Can you learn from animals? You bet you can. Can you learn things from animals that might influence how you conduct business? I did.
For those of you who know me, you probably know I’m crazy about my dog, Sachi. So it’s inevitable that an anecdote or two about her will crop up from time to time (mostly as an excuse to put pictures of her on the OctoBlog and to drive Ron nuts).
One of the most important things that Sachi taught me is to learn to be calm. You see, Sachi is a rescue. We adopted her from the Toronto Humane Society. She had been found wandering the streets of California malnourished and, evidently, traumatized. We didn’t know at the time that she was so terrified of people. When we met her, she was immediately in our arms covering us with kisses. However, when we brought her home she was terrified of anyone who came into our house.
So we consulted with an animal behaviour specialist. His immediate diagnosis: it was all me. I was too intense. I gave off a vibe that Sachi was picking up on and it was stressing her out. I’ve been told I’m intense my whole life. I never really got it but given the somewhat consistent feedback I guess it has a modicum of truth to it. I prefer to think that it’s just passion and unbridled enthusiasm but impressions are impressions and it’s important to know how you are perceived by people: both negatively and positively. And Sachi was really the first time I took the feedback seriously and learned to change to help reduce her anxiety and increase her confidence.

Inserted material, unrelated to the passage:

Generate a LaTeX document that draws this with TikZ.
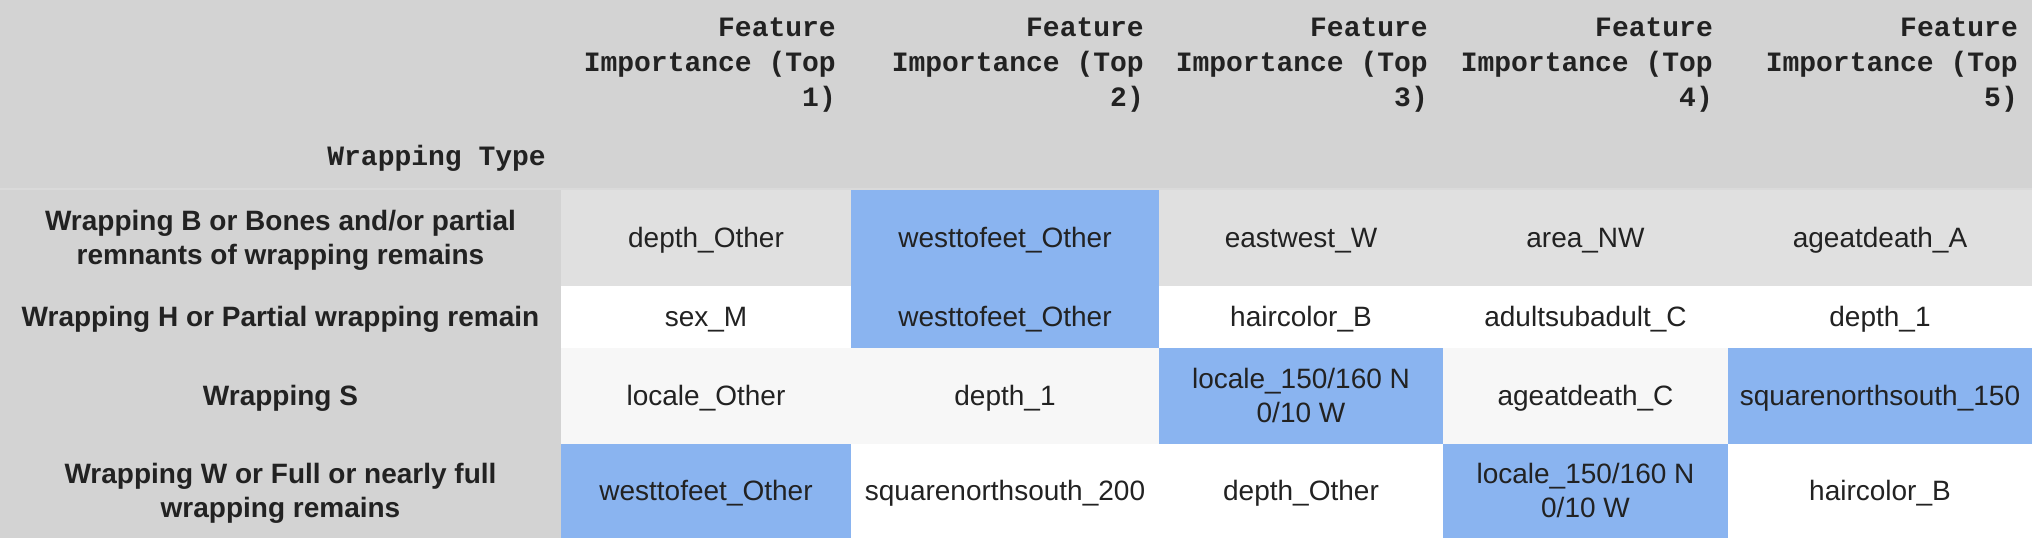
\documentclass[tikz,border=0pt]{standalone}
\usepackage{fontspec}
\setmainfont{Liberation Sans}
\newfontfamily\hdrfont{Liberation Mono}
\definecolor{hdrbg}{HTML}{D3D3D3}
\definecolor{stripc}{HTML}{DADADA}
\definecolor{rowA}{HTML}{E0E0E0}
\definecolor{rowC}{HTML}{F7F7F7}
\definecolor{hl}{HTML}{8AB4F0}
\definecolor{txt}{HTML}{222222}
\begin{document}
\begin{tikzpicture}[x=1pt,y=-1pt,
  hdr/.style={font=\hdrfont\bfseries\fontsize{28}{34}\selectfont, anchor=base east, inner sep=0pt, text=txt},
  idx/.style={font=\bfseries\fontsize{28}{34}\selectfont, anchor=base, inner sep=0pt, text=txt},
  val/.style={font=\fontsize{28}{34}\selectfont, anchor=base, inner sep=0pt, text=txt}]
\useasboundingbox (0,0) rectangle (2032,538);
% backgrounds
\fill[hdrbg] (0,0) rectangle (2032,538);
\fill[stripc] (0,188) rectangle (2032,190);
\fill[rowA] (561,190) rectangle (2032,286);
\fill[white] (561,286) rectangle (2032,348);
\fill[rowC] (561,348) rectangle (2032,444);
\fill[white] (561,444) rectangle (2032,538);
% highlighted cells
\fill[hl] (851,190) rectangle (1159,348);
\fill[hl] (1159,348) rectangle (1443,444);
\fill[hl] (1728,348) rectangle (2032,444);
\fill[hl] (561,444) rectangle (851,538);
\fill[hl] (1443,444) rectangle (1728,538);
% header
\foreach \r/\n in {836/1,1144/2,1428/3,1713/4,2018/5} {
  \node[hdr] (h\n a) at (\r,36) {Feature};
  \node[hdr] (h\n b) at (\r,71) {Importance (Top};
  \node[hdr] (h\n c) at (\r,106) {\n)};
}
\node[hdr] (hidx) at (546,165.5) {Wrapping Type};
% row labels
\node[idx] (r1a) at (280.5,230.5) {Wrapping B or Bones and/or partial};
\node[idx] (r1b) at (280.5,264) {remnants of wrapping remains};
\node[idx] (r2) at (280.5,326.5) {Wrapping H or Partial wrapping remain};
\node[idx] (r3) at (280.5,405.5) {Wrapping S};
\node[idx] (r4a) at (280.5,483.75) {Wrapping W or Full or nearly full};
\node[idx] (r4b) at (280.5,517.25) {wrapping remains};
% row 1
\node[val] (c11) at (706,247.5) {depth\_Other};
\node[val] (c12) at (1005,247.5) {westtofeet\_Other};
\node[val] (c13) at (1301,247.5) {eastwest\_W};
\node[val] (c14) at (1585.5,247.5) {area\_NW};
\node[val] (c15) at (1880,247.5) {ageatdeath\_A};
% row 2
\node[val] (c21) at (706,326.5) {sex\_M};
\node[val] (c22) at (1005,326.5) {westtofeet\_Other};
\node[val] (c23) at (1301,326.5) {haircolor\_B};
\node[val] (c24) at (1585.5,326.5) {adultsubadult\_C};
\node[val] (c25) at (1880,326.5) {depth\_1};
% row 3
\node[val] (c31) at (706,405.5) {locale\_Other};
\node[val] (c32) at (1005,405.5) {depth\_1};
\node[val] (c33a) at (1301,388.75) {locale\_150/160 N};
\node[val] (c33b) at (1301,422.25) {0/10 W};
\node[val] (c34) at (1585.5,405.5) {ageatdeath\_C};
\node[val] (c35) at (1880,405.5) {squarenorthsouth\_150};
% row 4
\node[val] (c41) at (706,500.5) {westtofeet\_Other};
\node[val] (c42) at (1005,500.5) {squarenorthsouth\_200};
\node[val] (c43) at (1301,500.5) {depth\_Other};
\node[val] (c44a) at (1585.5,483.75) {locale\_150/160 N};
\node[val] (c44b) at (1585.5,517.25) {0/10 W};
\node[val] (c45) at (1880,500.5) {haircolor\_B};
\end{tikzpicture}
\end{document}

“And clearly I learned that video calls with a small dog on your lap might not be *the best* idea.”
How has this impacted how I conduct business? Well, believe it or not, I’m calmer. When conflict or challenges arise I have learned not to react but reflect on the reasons that are potentially behind the issue vs reacting to the issue at face value. When I need to confront a difficult conversation I try to reframe it as a positive impact to business instead of fighting to be right. I always say – there are two sides to every story and the truth usually lies somewhere in the middle. And once you get to the truth that’s when you can start to fix wrongs, course correct errors and forge deeper and more meaningful relationships. Who knew it would take the challenges of a tiny dog to open my eyes to a wealth of wisdom that’s empowered me to get more out of every business interaction with calm confidence.